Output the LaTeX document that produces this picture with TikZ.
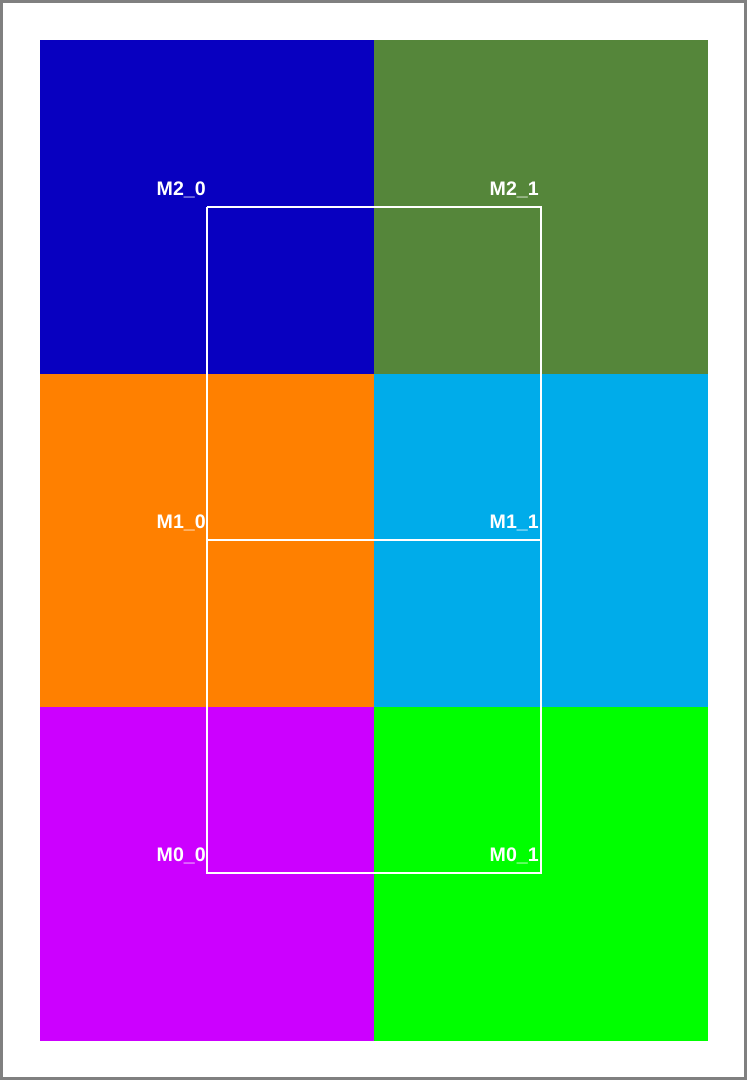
\documentclass[tikz,border=0pt]{standalone}
\usepackage{fontspec}
\setmainfont{Liberation Sans}
\definecolor{cblue}{HTML}{0800C0}
\definecolor{cgreen}{HTML}{55863A}
\definecolor{corange}{HTML}{FF8000}
\definecolor{ccyan}{HTML}{00ACEA}
\definecolor{cpurple}{HTML}{CC00FF}
\definecolor{clime}{HTML}{00FF00}
\definecolor{cborder}{HTML}{808080}
\begin{document}
\begin{tikzpicture}[x=0.75pt,y=-0.75pt,
  cell/.style={draw=none,minimum width=250.5pt,minimum height=250.5pt,inner sep=0pt,outer sep=0pt},
  lbl/.style={text=white,font=\bfseries\fontsize{14.7pt}{16pt}\selectfont,anchor=base east,inner sep=0pt},
  wline/.style={draw=white,line width=1.7pt}]
\useasboundingbox (0,0) rectangle (747,1080);
\fill[cborder] (0,0) rectangle (747,1080);
\fill[white] (3,3) rectangle (744,1077);
\node[cell,fill=cblue]   (c20) at (207,207) {};
\node[cell,fill=cgreen]  (c21) at (541,207) {};
\node[cell,fill=corange] (c10) at (207,540.5) {};
\node[cell,fill=ccyan]   (c11) at (541,540.5) {};
\node[cell,fill=cpurple] (c00) at (207,874) {};
\node[cell,fill=clime]   (c01) at (541,874) {};
\coordinate (p20) at (207,207);
\coordinate (p21) at (541,207);
\coordinate (p10) at (207,540);
\coordinate (p11) at (541,540);
\coordinate (p00) at (207,873);
\coordinate (p01) at (541,873);
\draw[wline] (p20) -- (p21) -- (p11) -- (p01) -- (p00) -- (p10) -- (p20);
\draw[wline] (p10) -- (p11);
\node[lbl] (l20) at (206,195.5) {M2\_0};
\node[lbl] (l21) at (539,195.5) {M2\_1};
\node[lbl] (l10) at (206,528.5) {M1\_0};
\node[lbl] (l11) at (539,528.5) {M1\_1};
\node[lbl] (l00) at (206,861.5) {M0\_0};
\node[lbl] (l01) at (539,861.5) {M0\_1};
\end{tikzpicture}
\end{document}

> **PROBLEM TO SOLVE**: Copy the listing in full and without alteration, omitting every picture.

> **THE OUTPUT**:
Output the LaTeX document that produces this picture with TikZ.
\documentclass[tikz,border=0pt]{standalone}
\usepackage{fontspec}
\setmainfont{Liberation Sans}
\definecolor{cblue}{HTML}{0800C0}
\definecolor{cgreen}{HTML}{55863A}
\definecolor{corange}{HTML}{FF8000}
\definecolor{ccyan}{HTML}{00ACEA}
\definecolor{cpurple}{HTML}{CC00FF}
\definecolor{clime}{HTML}{00FF00}
\definecolor{cborder}{HTML}{808080}
\begin{document}
\begin{tikzpicture}[x=0.75pt,y=-0.75pt,
  cell/.style={draw=none,minimum width=250.5pt,minimum height=250.5pt,inner sep=0pt,outer sep=0pt},
  lbl/.style={text=white,font=\bfseries\fontsize{14.7pt}{16pt}\selectfont,anchor=base east,inner sep=0pt},
  wline/.style={draw=white,line width=1.7pt}]
\useasboundingbox (0,0) rectangle (747,1080);
\fill[cborder] (0,0) rectangle (747,1080);
\fill[white] (3,3) rectangle (744,1077);
\node[cell,fill=cblue]   (c20) at (207,207) {};
\node[cell,fill=cgreen]  (c21) at (541,207) {};
\node[cell,fill=corange] (c10) at (207,540.5) {};
\node[cell,fill=ccyan]   (c11) at (541,540.5) {};
\node[cell,fill=cpurple] (c00) at (207,874) {};
\node[cell,fill=clime]   (c01) at (541,874) {};
\coordinate (p20) at (207,207);
\coordinate (p21) at (541,207);
\coordinate (p10) at (207,540);
\coordinate (p11) at (541,540);
\coordinate (p00) at (207,873);
\coordinate (p01) at (541,873);
\draw[wline] (p20) -- (p21) -- (p11) -- (p01) -- (p00) -- (p10) -- (p20);
\draw[wline] (p10) -- (p11);
\node[lbl] (l20) at (206,195.5) {M2\_0};
\node[lbl] (l21) at (539,195.5) {M2\_1};
\node[lbl] (l10) at (206,528.5) {M1\_0};
\node[lbl] (l11) at (539,528.5) {M1\_1};
\node[lbl] (l00) at (206,861.5) {M0\_0};
\node[lbl] (l01) at (539,861.5) {M0\_1};
\end{tikzpicture}
\end{document}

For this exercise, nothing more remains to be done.